▶ _Requirements_:
Would you repeat the listing exactly but omit every picture?

--- start of Data lines ---

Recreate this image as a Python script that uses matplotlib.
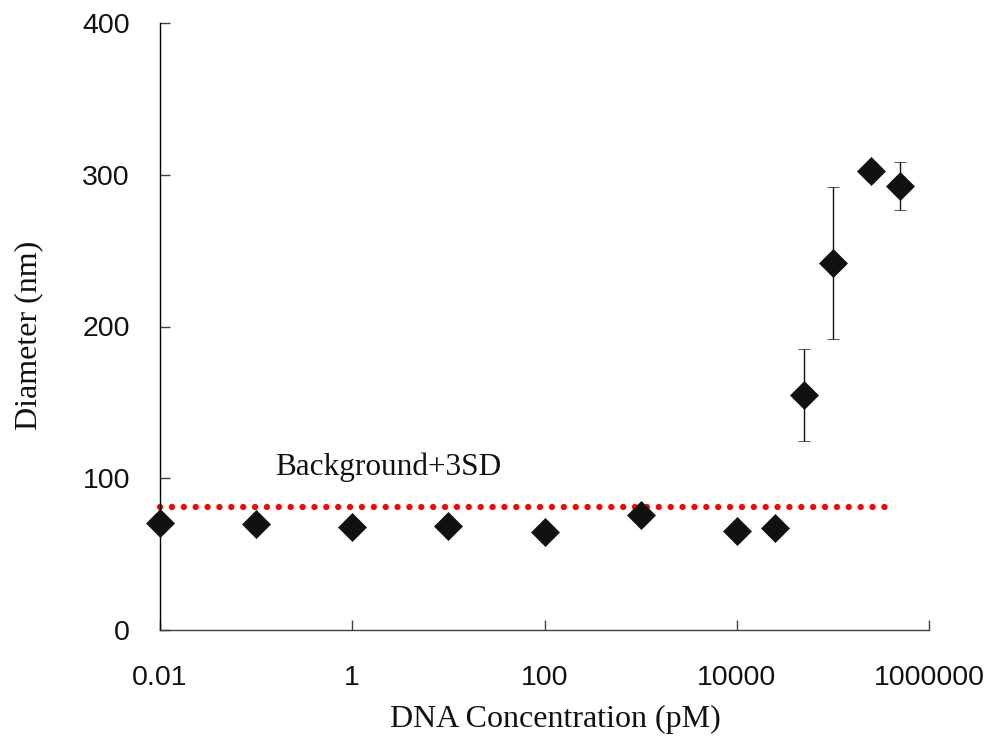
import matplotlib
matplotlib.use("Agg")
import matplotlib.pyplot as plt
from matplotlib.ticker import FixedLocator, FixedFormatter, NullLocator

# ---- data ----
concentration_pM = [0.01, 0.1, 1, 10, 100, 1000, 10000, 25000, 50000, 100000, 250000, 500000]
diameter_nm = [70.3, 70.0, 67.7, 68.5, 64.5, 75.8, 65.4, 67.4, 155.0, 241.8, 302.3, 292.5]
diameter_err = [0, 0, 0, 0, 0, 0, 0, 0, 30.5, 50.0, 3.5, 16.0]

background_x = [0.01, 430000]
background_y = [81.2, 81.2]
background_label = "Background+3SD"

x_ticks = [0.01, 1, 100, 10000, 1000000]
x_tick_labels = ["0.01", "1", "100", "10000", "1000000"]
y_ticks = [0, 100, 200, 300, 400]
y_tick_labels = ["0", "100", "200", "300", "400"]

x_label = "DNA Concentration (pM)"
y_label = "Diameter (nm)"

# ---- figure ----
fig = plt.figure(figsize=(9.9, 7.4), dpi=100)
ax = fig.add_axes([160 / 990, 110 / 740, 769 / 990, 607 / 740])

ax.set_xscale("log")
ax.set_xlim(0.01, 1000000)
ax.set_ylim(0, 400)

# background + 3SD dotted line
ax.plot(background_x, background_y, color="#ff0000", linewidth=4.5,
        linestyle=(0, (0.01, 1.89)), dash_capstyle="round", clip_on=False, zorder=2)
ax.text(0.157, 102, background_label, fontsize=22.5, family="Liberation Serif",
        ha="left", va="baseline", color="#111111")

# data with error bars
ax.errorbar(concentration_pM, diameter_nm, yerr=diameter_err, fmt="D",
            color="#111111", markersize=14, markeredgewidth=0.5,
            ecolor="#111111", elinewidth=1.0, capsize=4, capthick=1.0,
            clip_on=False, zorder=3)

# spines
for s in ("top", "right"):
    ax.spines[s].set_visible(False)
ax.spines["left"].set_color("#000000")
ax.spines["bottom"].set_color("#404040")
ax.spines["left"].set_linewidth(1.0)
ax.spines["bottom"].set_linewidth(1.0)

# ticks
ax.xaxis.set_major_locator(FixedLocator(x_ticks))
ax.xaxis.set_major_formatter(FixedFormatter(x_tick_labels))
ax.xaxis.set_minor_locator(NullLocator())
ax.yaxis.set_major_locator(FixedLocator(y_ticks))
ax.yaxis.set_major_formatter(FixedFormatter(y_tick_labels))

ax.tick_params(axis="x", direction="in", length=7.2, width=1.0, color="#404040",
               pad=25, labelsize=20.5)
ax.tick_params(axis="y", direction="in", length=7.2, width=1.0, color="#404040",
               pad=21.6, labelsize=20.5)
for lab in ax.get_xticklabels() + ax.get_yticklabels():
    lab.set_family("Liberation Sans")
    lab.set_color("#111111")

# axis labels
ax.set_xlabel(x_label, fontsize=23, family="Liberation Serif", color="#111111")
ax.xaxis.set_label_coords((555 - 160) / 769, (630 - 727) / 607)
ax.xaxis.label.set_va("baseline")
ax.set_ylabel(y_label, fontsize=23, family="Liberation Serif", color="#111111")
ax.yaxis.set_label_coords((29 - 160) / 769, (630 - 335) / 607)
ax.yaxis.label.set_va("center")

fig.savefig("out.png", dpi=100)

--- end of Data lines ---

▶ _Answer to this exercise_:
Recreate this image as a Python script that uses matplotlib.
import matplotlib
matplotlib.use("Agg")
import matplotlib.pyplot as plt
from matplotlib.ticker import FixedLocator, FixedFormatter, NullLocator

# ---- data ----
concentration_pM = [0.01, 0.1, 1, 10, 100, 1000, 10000, 25000, 50000, 100000, 250000, 500000]
diameter_nm = [70.3, 70.0, 67.7, 68.5, 64.5, 75.8, 65.4, 67.4, 155.0, 241.8, 302.3, 292.5]
diameter_err = [0, 0, 0, 0, 0, 0, 0, 0, 30.5, 50.0, 3.5, 16.0]

background_x = [0.01, 430000]
background_y = [81.2, 81.2]
background_label = "Background+3SD"

x_ticks = [0.01, 1, 100, 10000, 1000000]
x_tick_labels = ["0.01", "1", "100", "10000", "1000000"]
y_ticks = [0, 100, 200, 300, 400]
y_tick_labels = ["0", "100", "200", "300", "400"]

x_label = "DNA Concentration (pM)"
y_label = "Diameter (nm)"

# ---- figure ----
fig = plt.figure(figsize=(9.9, 7.4), dpi=100)
ax = fig.add_axes([160 / 990, 110 / 740, 769 / 990, 607 / 740])

ax.set_xscale("log")
ax.set_xlim(0.01, 1000000)
ax.set_ylim(0, 400)

# background + 3SD dotted line
ax.plot(background_x, background_y, color="#ff0000", linewidth=4.5,
        linestyle=(0, (0.01, 1.89)), dash_capstyle="round", clip_on=False, zorder=2)
ax.text(0.157, 102, background_label, fontsize=22.5, family="Liberation Serif",
        ha="left", va="baseline", color="#111111")

# data with error bars
ax.errorbar(concentration_pM, diameter_nm, yerr=diameter_err, fmt="D",
            color="#111111", markersize=14, markeredgewidth=0.5,
            ecolor="#111111", elinewidth=1.0, capsize=4, capthick=1.0,
            clip_on=False, zorder=3)

# spines
for s in ("top", "right"):
    ax.spines[s].set_visible(False)
ax.spines["left"].set_color("#000000")
ax.spines["bottom"].set_color("#404040")
ax.spines["left"].set_linewidth(1.0)
ax.spines["bottom"].set_linewidth(1.0)

# ticks
ax.xaxis.set_major_locator(FixedLocator(x_ticks))
ax.xaxis.set_major_formatter(FixedFormatter(x_tick_labels))
ax.xaxis.set_minor_locator(NullLocator())
ax.yaxis.set_major_locator(FixedLocator(y_ticks))
ax.yaxis.set_major_formatter(FixedFormatter(y_tick_labels))

ax.tick_params(axis="x", direction="in", length=7.2, width=1.0, color="#404040",
               pad=25, labelsize=20.5)
ax.tick_params(axis="y", direction="in", length=7.2, width=1.0, color="#404040",
               pad=21.6, labelsize=20.5)
for lab in ax.get_xticklabels() + ax.get_yticklabels():
    lab.set_family("Liberation Sans")
    lab.set_color("#111111")

# axis labels
ax.set_xlabel(x_label, fontsize=23, family="Liberation Serif", color="#111111")
ax.xaxis.set_label_coords((555 - 160) / 769, (630 - 727) / 607)
ax.xaxis.label.set_va("baseline")
ax.set_ylabel(y_label, fontsize=23, family="Liberation Serif", color="#111111")
ax.yaxis.set_label_coords((29 - 160) / 769, (630 - 335) / 607)
ax.yaxis.label.set_va("center")

fig.savefig("out.png", dpi=100)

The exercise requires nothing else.